Mexico arrests alleged drug operative

MEXICO CITY — Police raided a church service in western Mexico and arrested a man known as “The Truck” who is suspected of moving a half ton of crystal methamphetamine into the United States each month, federal officials said Monday.

Authorities detained Miguel Angel Beraza and another suspect after surrounding a church in Apatzingan in drug-plagued Michoacan state, said Ramon Pequeno, head of the Federal Police’s anti-drug unit. About 40 others at the Mass were brought in for questioning.

DEA Acting Administrator Michele Leonhart said Beraza is a high-ranking lieutenant in the drug cartel known as La Familia and called his arrest the result of the “resolute partnership” between the U.S. and Mexico.

“Together with our Mexican counterparts, we will continue attacking the La Familia Cartel, which not only controls the methamphetamine supply in several U.S. cities, but also has been the source of unprecedented violence in Michoacan,” she said.

Beraza was in charge of La Familia’s methamphetamine shipments to the U.S., hiding the loads in fruit trucks, Pequeno said. Authorities also seized $13,000, two assault rifles, several grenades and 130 cell phones as part of the operation.

Auxiliary Bishop Jose Leopoldo Gonzalez of Guadalajara protested the raid during Mass, saying “we believe that the ends do not justify the means used in this and other cases.”

Gonzalez said the parish has been suffering the consequences of violence associated with drug trafficking in the region, but Mass is sacred and must be respected.
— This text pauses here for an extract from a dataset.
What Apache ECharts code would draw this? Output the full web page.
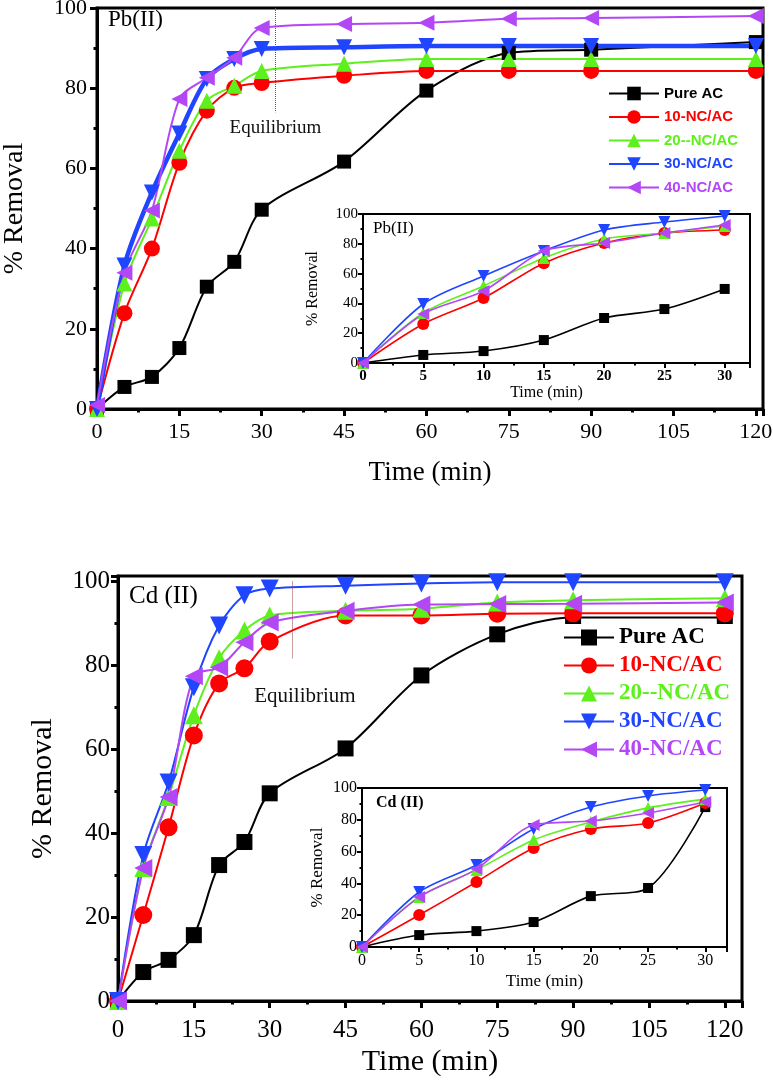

Authorities made the arrest based on information gathered last month after 18 federal agents were killed in a string of attacks blamed on La Familia, Pequeno said.

Drug cartels have unleashed an unprecedented wave of violence since President Felipe Calderon, whose home state is Michoacan, launched his national crackdown after taking office in 2006. Since then, more than 11,000 people have been killed in drug violence nationwide.

Mexican federal authorities say most of those are drug smugglers killed in turf battles with their rivals over lucrative routes into the United States.

The U.S. Embassy praised the arrest: “The U.S. government lauds this, and other actions of the Calderon administration in the fight against drugs and organized crime, and stands by its commitment to cooperate in this struggle against a common enemy that threatens the security of peoples of both nations,” the embassy said in a statement.